1827 L’exercice de toutes les
vertus est animé et inspiré par la charité. Celle-ci est le " lien de
la perfection " (Col 3, 14) ; elle est la forme des vertus ;
elle les articule et les ordonne entre elles ; elle est source et terme de
leur pratique chrétienne. La charité assure et purifie notre puissance humaine
d’aimer. Elle l’élève à la perfection surnaturelle de l’amour divin.

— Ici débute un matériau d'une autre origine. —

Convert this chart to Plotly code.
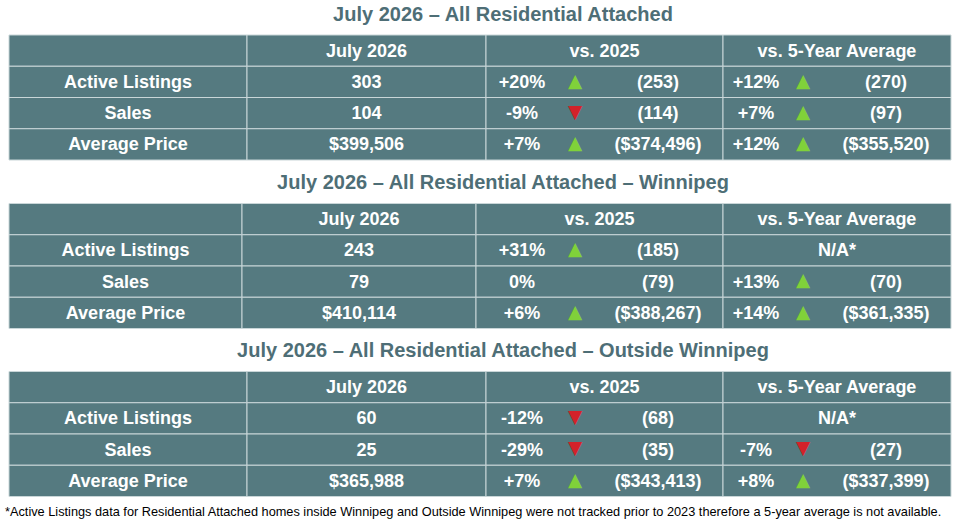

1828 La pratique de la vie
morale animée par la charité donne au chrétien la liberté spirituelle des
enfants de Dieu. Il ne se tient plus devant Dieu comme un esclave, dans la
crainte servile, ni comme le mercenaire en quête de salaire, mais comme un fils
qui répond à l’amour de " celui qui nous a aimés le
premier " (1 Jn 4, 19) :
Ou bien nous nous détournons du mal par crainte du châtiment, et nous
sommes dans la disposition de l’esclave. Ou bien nous poursuivons l’appât de la
récompense et nous ressemblons aux mercenaires. Ou enfin c’est pour le bien
lui-même et l’amour de celui qui commande que nous obéissons ... et nous sommes
alors dans la disposition des enfants (S. Basile, reg. fus. prol. 3 : PG
31, 896B).
1829 La charité a pour fruits
la joie, la paix et la miséricorde ; elle exige la bienfaisance et la
correction fraternelle ; elle est bienveillance ; elle suscite la
réciprocité, demeure désintéressée et libérale ; elle est amitié et
communion :
L’achèvement de toutes nos œuvres, c’est la dilection. Là est la fin ;
c’est pour l’obtenir que nous courons, c’est vers elle que nous courons ;
une fois arrivés, c’est en elle que nous nous reposerons (S. Augustin, ep. Jo. 10, 4).